• [Your goal] Reproduce the listing below exactly, minus its pictures.

• [Supplied material]
* Start *
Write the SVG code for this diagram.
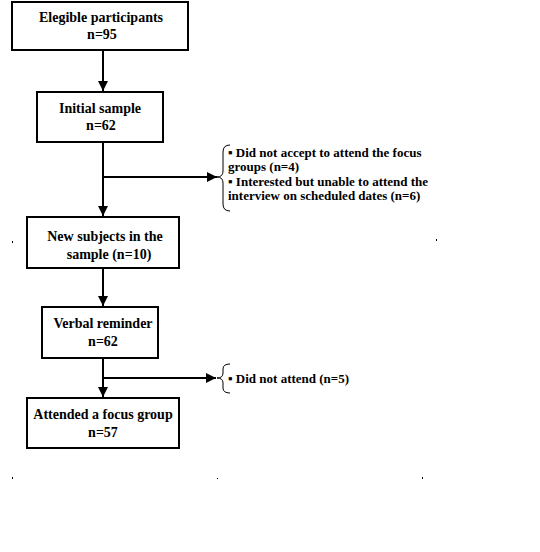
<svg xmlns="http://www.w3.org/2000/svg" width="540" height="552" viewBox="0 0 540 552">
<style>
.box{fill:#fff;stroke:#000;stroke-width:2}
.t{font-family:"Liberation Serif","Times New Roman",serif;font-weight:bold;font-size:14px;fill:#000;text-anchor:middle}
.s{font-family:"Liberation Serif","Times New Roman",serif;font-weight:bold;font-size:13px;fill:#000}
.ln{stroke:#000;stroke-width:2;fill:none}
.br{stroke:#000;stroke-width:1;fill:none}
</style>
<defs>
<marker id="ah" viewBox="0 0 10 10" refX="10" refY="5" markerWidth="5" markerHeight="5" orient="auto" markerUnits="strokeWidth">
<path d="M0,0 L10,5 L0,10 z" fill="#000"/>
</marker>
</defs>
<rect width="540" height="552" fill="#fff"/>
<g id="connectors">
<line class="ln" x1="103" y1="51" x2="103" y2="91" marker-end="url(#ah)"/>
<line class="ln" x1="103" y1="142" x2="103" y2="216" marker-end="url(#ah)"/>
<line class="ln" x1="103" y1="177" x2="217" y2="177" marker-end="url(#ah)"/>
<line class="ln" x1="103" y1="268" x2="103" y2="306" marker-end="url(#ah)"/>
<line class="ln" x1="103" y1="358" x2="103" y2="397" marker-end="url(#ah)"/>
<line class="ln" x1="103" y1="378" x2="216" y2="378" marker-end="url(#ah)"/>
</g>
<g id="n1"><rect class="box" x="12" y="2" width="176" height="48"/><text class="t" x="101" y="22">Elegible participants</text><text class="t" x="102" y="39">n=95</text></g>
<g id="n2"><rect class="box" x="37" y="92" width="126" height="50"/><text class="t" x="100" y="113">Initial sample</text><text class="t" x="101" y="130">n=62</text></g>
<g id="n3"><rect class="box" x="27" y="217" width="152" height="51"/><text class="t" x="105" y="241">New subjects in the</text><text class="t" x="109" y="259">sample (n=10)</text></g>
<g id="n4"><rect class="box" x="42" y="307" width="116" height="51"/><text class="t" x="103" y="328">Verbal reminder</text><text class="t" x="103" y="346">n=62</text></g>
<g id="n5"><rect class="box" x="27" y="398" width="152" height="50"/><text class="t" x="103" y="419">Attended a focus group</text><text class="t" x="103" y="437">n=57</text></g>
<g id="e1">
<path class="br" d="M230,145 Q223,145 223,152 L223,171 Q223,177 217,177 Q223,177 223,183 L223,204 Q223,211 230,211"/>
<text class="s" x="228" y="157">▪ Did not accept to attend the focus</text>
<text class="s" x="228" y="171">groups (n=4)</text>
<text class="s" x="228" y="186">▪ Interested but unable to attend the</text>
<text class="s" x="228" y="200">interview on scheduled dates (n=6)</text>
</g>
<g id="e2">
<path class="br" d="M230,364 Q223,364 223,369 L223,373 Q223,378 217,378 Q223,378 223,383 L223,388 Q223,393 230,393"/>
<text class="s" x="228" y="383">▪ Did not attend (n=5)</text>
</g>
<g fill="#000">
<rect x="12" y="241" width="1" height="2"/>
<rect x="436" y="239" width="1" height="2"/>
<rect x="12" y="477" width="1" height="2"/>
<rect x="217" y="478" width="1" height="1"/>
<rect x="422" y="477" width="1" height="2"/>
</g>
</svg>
* End *
• [Output below]
Write the SVG code for this diagram.
<svg xmlns="http://www.w3.org/2000/svg" width="540" height="552" viewBox="0 0 540 552">
<style>
.box{fill:#fff;stroke:#000;stroke-width:2}
.t{font-family:"Liberation Serif","Times New Roman",serif;font-weight:bold;font-size:14px;fill:#000;text-anchor:middle}
.s{font-family:"Liberation Serif","Times New Roman",serif;font-weight:bold;font-size:13px;fill:#000}
.ln{stroke:#000;stroke-width:2;fill:none}
.br{stroke:#000;stroke-width:1;fill:none}
</style>
<defs>
<marker id="ah" viewBox="0 0 10 10" refX="10" refY="5" markerWidth="5" markerHeight="5" orient="auto" markerUnits="strokeWidth">
<path d="M0,0 L10,5 L0,10 z" fill="#000"/>
</marker>
</defs>
<rect width="540" height="552" fill="#fff"/>
<g id="connectors">
<line class="ln" x1="103" y1="51" x2="103" y2="91" marker-end="url(#ah)"/>
<line class="ln" x1="103" y1="142" x2="103" y2="216" marker-end="url(#ah)"/>
<line class="ln" x1="103" y1="177" x2="217" y2="177" marker-end="url(#ah)"/>
<line class="ln" x1="103" y1="268" x2="103" y2="306" marker-end="url(#ah)"/>
<line class="ln" x1="103" y1="358" x2="103" y2="397" marker-end="url(#ah)"/>
<line class="ln" x1="103" y1="378" x2="216" y2="378" marker-end="url(#ah)"/>
</g>
<g id="n1"><rect class="box" x="12" y="2" width="176" height="48"/><text class="t" x="101" y="22">Elegible participants</text><text class="t" x="102" y="39">n=95</text></g>
<g id="n2"><rect class="box" x="37" y="92" width="126" height="50"/><text class="t" x="100" y="113">Initial sample</text><text class="t" x="101" y="130">n=62</text></g>
<g id="n3"><rect class="box" x="27" y="217" width="152" height="51"/><text class="t" x="105" y="241">New subjects in the</text><text class="t" x="109" y="259">sample (n=10)</text></g>
<g id="n4"><rect class="box" x="42" y="307" width="116" height="51"/><text class="t" x="103" y="328">Verbal reminder</text><text class="t" x="103" y="346">n=62</text></g>
<g id="n5"><rect class="box" x="27" y="398" width="152" height="50"/><text class="t" x="103" y="419">Attended a focus group</text><text class="t" x="103" y="437">n=57</text></g>
<g id="e1">
<path class="br" d="M230,145 Q223,145 223,152 L223,171 Q223,177 217,177 Q223,177 223,183 L223,204 Q223,211 230,211"/>
<text class="s" x="228" y="157">▪ Did not accept to attend the focus</text>
<text class="s" x="228" y="171">groups (n=4)</text>
<text class="s" x="228" y="186">▪ Interested but unable to attend the</text>
<text class="s" x="228" y="200">interview on scheduled dates (n=6)</text>
</g>
<g id="e2">
<path class="br" d="M230,364 Q223,364 223,369 L223,373 Q223,378 217,378 Q223,378 223,383 L223,388 Q223,393 230,393"/>
<text class="s" x="228" y="383">▪ Did not attend (n=5)</text>
</g>
<g fill="#000">
<rect x="12" y="241" width="1" height="2"/>
<rect x="436" y="239" width="1" height="2"/>
<rect x="12" y="477" width="1" height="2"/>
<rect x="217" y="478" width="1" height="1"/>
<rect x="422" y="477" width="1" height="2"/>
</g>
</svg>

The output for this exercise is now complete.